Goal:
Scan the material for the word "with", and copy each line where it shows up.

Exercise material:

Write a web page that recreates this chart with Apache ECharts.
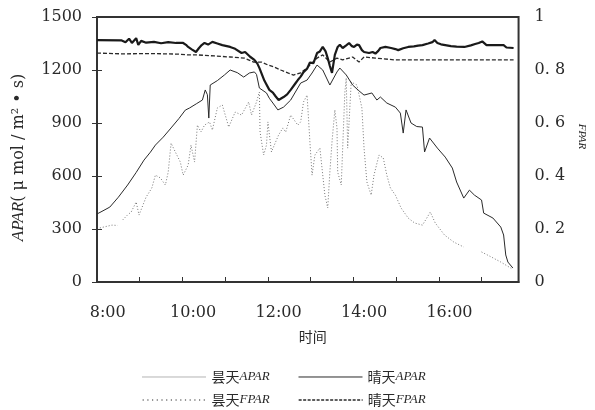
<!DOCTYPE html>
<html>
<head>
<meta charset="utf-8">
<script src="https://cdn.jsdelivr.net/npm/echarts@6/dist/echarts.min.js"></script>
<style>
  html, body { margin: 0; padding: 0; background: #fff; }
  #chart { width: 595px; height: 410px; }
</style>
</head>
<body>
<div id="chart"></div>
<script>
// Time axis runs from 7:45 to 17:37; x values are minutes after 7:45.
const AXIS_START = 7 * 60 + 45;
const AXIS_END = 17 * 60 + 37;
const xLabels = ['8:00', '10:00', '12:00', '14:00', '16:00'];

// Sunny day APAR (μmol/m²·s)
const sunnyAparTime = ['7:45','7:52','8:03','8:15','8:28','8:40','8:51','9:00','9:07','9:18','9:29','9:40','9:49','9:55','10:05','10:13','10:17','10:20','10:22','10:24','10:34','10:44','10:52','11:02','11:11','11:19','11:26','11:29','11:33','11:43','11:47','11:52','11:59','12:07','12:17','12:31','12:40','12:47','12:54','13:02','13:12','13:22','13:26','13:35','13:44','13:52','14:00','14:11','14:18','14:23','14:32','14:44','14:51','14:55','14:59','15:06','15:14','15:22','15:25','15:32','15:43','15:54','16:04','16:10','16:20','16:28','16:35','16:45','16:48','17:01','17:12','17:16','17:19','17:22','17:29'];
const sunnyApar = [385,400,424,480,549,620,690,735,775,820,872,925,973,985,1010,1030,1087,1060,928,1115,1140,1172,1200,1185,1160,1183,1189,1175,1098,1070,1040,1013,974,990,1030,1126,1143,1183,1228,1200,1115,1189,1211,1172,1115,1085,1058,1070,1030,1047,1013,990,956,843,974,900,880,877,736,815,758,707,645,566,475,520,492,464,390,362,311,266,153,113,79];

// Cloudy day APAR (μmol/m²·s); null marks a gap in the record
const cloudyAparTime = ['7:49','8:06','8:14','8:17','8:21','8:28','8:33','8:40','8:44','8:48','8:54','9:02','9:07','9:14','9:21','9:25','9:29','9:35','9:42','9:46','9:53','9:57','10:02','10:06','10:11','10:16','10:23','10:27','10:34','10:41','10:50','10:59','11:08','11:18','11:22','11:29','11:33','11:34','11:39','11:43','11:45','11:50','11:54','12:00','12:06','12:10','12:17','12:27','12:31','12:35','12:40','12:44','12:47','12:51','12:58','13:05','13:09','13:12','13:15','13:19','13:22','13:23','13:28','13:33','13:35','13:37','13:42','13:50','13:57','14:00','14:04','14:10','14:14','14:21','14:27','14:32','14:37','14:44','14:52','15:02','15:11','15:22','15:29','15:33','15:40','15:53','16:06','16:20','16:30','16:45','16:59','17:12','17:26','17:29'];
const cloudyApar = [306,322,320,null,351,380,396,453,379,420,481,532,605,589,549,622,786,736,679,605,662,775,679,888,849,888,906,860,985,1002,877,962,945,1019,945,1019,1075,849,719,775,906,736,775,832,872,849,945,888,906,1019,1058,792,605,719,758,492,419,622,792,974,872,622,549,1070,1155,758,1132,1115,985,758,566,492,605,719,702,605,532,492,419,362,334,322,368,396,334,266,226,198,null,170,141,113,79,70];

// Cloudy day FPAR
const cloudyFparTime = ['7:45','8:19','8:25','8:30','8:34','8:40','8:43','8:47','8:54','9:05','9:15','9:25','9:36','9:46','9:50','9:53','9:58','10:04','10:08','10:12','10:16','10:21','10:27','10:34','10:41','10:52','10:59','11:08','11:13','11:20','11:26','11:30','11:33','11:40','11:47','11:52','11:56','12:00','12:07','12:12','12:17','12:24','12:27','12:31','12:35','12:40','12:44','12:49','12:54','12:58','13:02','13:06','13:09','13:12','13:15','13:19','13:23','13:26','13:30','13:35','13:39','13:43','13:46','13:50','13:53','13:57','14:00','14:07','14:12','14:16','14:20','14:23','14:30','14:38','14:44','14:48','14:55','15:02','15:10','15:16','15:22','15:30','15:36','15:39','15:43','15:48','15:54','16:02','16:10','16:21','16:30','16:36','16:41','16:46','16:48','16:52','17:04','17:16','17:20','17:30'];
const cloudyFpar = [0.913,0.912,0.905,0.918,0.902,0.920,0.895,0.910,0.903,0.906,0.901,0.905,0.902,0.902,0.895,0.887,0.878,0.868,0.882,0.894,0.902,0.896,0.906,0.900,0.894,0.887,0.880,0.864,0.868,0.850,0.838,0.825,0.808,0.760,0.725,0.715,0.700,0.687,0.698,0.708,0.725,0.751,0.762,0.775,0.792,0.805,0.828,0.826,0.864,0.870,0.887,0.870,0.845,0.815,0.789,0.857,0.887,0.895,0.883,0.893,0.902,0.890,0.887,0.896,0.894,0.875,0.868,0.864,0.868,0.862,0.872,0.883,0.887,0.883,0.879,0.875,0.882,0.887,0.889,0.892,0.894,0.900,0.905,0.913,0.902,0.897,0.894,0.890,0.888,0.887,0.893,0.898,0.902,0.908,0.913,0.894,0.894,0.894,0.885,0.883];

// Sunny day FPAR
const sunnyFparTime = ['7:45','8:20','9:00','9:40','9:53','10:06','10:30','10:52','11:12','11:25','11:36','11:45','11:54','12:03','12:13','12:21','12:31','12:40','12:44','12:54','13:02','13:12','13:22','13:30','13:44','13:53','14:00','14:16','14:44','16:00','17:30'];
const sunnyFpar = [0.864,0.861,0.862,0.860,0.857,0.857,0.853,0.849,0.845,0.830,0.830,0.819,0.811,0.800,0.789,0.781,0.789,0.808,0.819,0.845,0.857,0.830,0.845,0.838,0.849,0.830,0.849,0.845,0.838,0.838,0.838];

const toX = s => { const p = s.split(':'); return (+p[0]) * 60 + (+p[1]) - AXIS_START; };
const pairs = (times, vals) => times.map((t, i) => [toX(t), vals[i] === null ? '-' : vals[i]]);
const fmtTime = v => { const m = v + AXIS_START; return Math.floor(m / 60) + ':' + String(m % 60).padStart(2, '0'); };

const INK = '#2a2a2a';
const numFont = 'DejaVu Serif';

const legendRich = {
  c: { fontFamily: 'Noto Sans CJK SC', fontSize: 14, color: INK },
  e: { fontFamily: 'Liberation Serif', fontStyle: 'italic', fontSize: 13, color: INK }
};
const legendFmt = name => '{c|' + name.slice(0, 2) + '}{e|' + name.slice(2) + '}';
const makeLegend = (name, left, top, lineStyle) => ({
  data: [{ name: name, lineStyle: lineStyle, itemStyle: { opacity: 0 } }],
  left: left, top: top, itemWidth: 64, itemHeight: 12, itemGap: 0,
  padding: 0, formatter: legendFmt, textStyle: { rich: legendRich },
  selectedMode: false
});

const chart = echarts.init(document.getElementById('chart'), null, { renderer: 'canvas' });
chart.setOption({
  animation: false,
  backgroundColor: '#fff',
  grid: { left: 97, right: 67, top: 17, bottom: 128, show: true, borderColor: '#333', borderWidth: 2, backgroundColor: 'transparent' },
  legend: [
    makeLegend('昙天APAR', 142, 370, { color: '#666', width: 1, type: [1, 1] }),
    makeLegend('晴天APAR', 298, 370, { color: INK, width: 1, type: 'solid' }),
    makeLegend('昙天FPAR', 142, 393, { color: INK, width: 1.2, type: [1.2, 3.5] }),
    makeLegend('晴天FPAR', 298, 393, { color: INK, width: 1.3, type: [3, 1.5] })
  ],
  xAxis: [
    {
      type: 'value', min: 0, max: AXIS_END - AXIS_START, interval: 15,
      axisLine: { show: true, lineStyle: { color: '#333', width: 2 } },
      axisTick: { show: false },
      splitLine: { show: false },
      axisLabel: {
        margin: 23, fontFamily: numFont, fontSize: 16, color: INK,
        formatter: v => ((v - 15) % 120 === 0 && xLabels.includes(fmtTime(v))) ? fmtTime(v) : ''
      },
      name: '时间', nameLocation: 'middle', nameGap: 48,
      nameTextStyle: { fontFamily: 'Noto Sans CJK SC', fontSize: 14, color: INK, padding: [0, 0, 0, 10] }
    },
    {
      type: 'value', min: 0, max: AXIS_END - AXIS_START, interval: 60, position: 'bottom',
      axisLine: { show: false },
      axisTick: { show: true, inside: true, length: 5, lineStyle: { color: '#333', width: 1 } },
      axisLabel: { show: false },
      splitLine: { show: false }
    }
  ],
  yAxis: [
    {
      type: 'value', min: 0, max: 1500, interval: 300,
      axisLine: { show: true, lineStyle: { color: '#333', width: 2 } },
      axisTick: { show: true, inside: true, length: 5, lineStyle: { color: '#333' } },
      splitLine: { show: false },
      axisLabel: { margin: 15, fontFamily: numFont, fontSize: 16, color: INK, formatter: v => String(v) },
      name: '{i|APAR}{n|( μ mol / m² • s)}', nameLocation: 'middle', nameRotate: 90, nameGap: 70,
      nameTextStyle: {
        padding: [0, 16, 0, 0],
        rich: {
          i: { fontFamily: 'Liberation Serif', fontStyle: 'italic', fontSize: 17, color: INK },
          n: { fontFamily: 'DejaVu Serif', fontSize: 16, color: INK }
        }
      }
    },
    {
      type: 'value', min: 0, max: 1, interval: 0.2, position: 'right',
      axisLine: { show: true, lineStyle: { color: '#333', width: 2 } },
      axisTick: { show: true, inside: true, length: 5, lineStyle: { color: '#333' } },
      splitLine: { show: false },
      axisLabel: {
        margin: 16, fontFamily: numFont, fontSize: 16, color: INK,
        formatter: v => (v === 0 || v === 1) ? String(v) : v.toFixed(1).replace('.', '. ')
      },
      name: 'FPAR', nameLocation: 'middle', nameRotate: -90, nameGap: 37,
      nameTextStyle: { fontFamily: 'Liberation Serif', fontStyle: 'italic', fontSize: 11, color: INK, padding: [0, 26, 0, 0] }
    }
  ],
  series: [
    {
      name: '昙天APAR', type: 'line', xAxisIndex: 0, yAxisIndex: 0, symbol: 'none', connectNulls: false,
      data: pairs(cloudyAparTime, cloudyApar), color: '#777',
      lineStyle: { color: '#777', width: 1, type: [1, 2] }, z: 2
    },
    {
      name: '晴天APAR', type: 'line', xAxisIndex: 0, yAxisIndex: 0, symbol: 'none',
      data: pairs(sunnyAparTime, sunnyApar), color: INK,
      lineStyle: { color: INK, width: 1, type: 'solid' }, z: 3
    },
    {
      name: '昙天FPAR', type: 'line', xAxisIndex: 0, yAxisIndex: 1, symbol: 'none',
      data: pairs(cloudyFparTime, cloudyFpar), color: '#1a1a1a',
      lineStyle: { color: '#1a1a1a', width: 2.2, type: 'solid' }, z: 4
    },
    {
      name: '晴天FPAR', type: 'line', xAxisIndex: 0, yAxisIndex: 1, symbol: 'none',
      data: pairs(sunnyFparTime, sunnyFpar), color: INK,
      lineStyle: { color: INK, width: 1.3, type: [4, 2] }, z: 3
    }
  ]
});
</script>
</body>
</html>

--

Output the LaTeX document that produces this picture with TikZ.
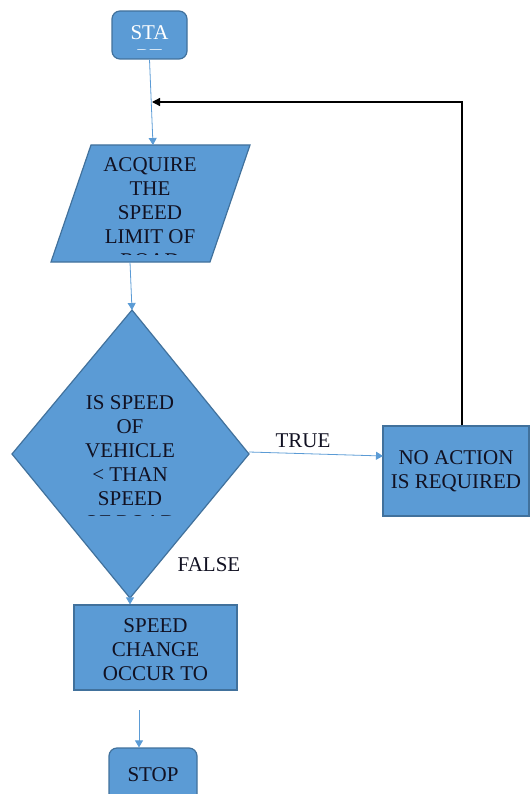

Written answer:
Write a web page that recreates this chart with Apache ECharts.
Output the LaTeX document that produces this picture with TikZ.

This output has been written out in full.